Which is just as well, because there has been Momentous and Wonderful News this last month! My younger daughter is leaving home to work in France as an Au Pair. She goes in January. It is so exciting - for many years her health wouldn't allow her to do anything, not even paid work. Then she gradually worked her way into a 40-hour week in a shop, has just got an NVQ2 in Retail, and has a great track-record with a well-known company.

However, she has always been aware of having missed out on some of life's adventures due to her health. She had major surgery in January which has dealt with almost all the problems she had been having, and it suddenly dawned on her that now she is free to go and live life a little. She and her sister went to French school when we lived on the Cote d'Azur, and she has decided to spend some time brushing up her French. Her love of children (she's going to a family with three) made au pairing the natural option. She may well end up, as her sister did, leaving the au pairing but staying in the country - only time will tell.

As for me - well, I have never lived alone and so this is exciting for me too! I think it's high time. It's a wonderful feeling when you successfully launch the chicks from the nest. I shall miss her like crazy but I shall be in close touch via Facebook, emails etc and it's not all that far away (the family have invited me to visit, and I intend to as soon as my leg is fixed).

I regard this as another positive about this year - time to be alone with myself and meditate, pray and write. It feels good... and who knows what will happen once she's gone? I can't see the story ending with exciting adventures for my daughters, and none for me! I have been a little concerned by a few people I know saying things like, "Oooh this will be so hard for you! Will you cope alone?" I know they mean to be supportive but it has really led me to question how I come across. Do I seem that helpless? Or are they projecting? Either way, I need to think about it. Even loving friends can be toxic unintentionally. I need to decide whether to call them on it or simply let them go quietly. I don't want or need negative people around me - years ago I would have dismissed that as really harsh, but the great thing about '50' looming is that it really does make me think about the patterns I'm setting for the NEXT fifty years. I appreciate their concern but I don't appreciate them assuming I can't cope alone.

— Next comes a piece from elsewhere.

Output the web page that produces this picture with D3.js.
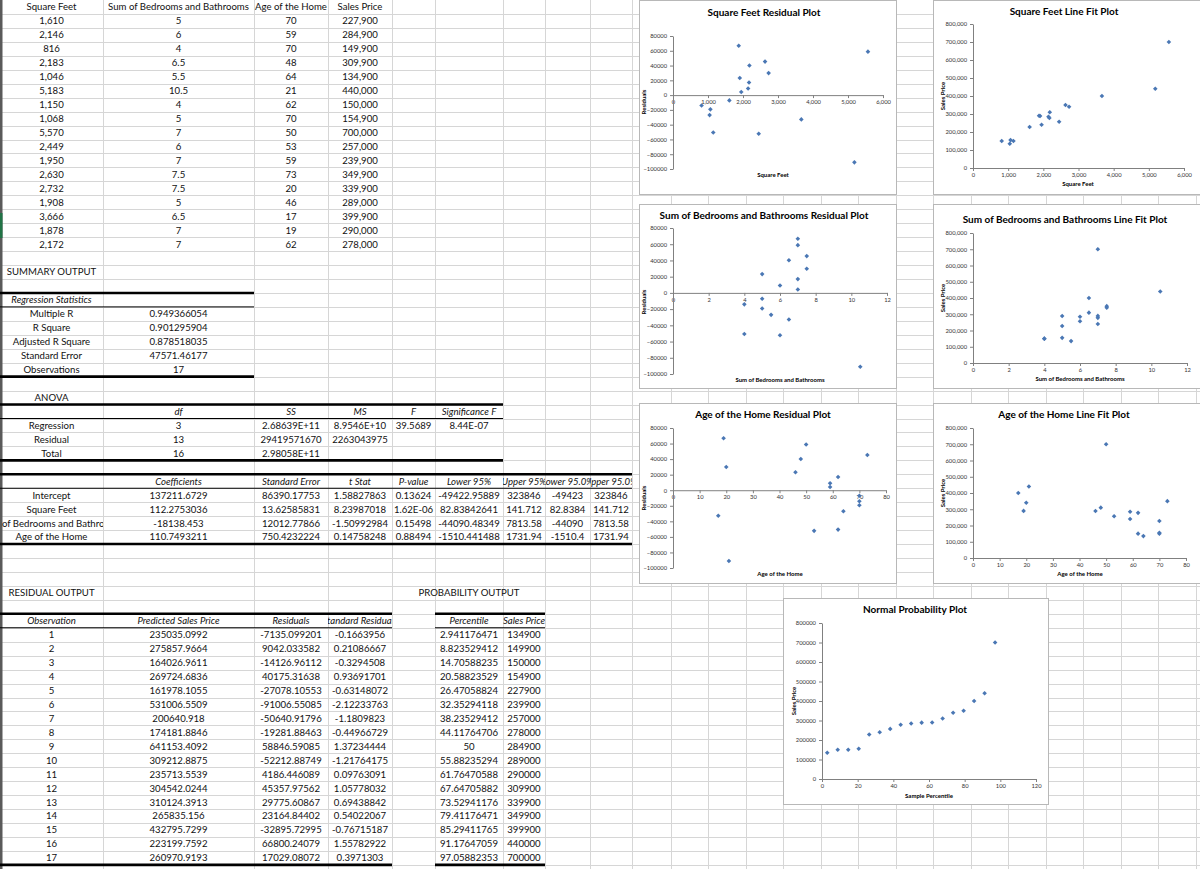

Recently I felt the urge to begin to clear out some of the larger clutter in my home. I had a disgusting old three-piece suite which was far too big for the room. That's gone, and has been replaced by something more modest. My piano had been sitting unused for a long time. I used to be a keen pianist - in fact I counted the piano as my best friend when I was a teenager(!) - but in recent years I haven't really played at all. It struck me that the piano was a reminder of the past and in some ways a symbol of my failure to keep it up. It suddenly felt like the right time to let go of it, and interestingly, I've given it to someone for whom the piano is also a symbol of her past, but in her case, a past she wants to revisit.

This is the point, for me - I'm never going to be the finished product. I'm always going to be a work in progress - and unless I let go of some things, others can't take their place. It was strange how as soon as I got rid of the piano, my daughter seemed to get some internal 'go ahead' to quit her job and go to France. I've always felt I should hold things lightly - giving the piano away was hugely symbolic for me.

So - aching leg apart - I am STILL excited about this year. It's been very different from what I was expecting, but I know in my bones that it's going to end on a really positive note.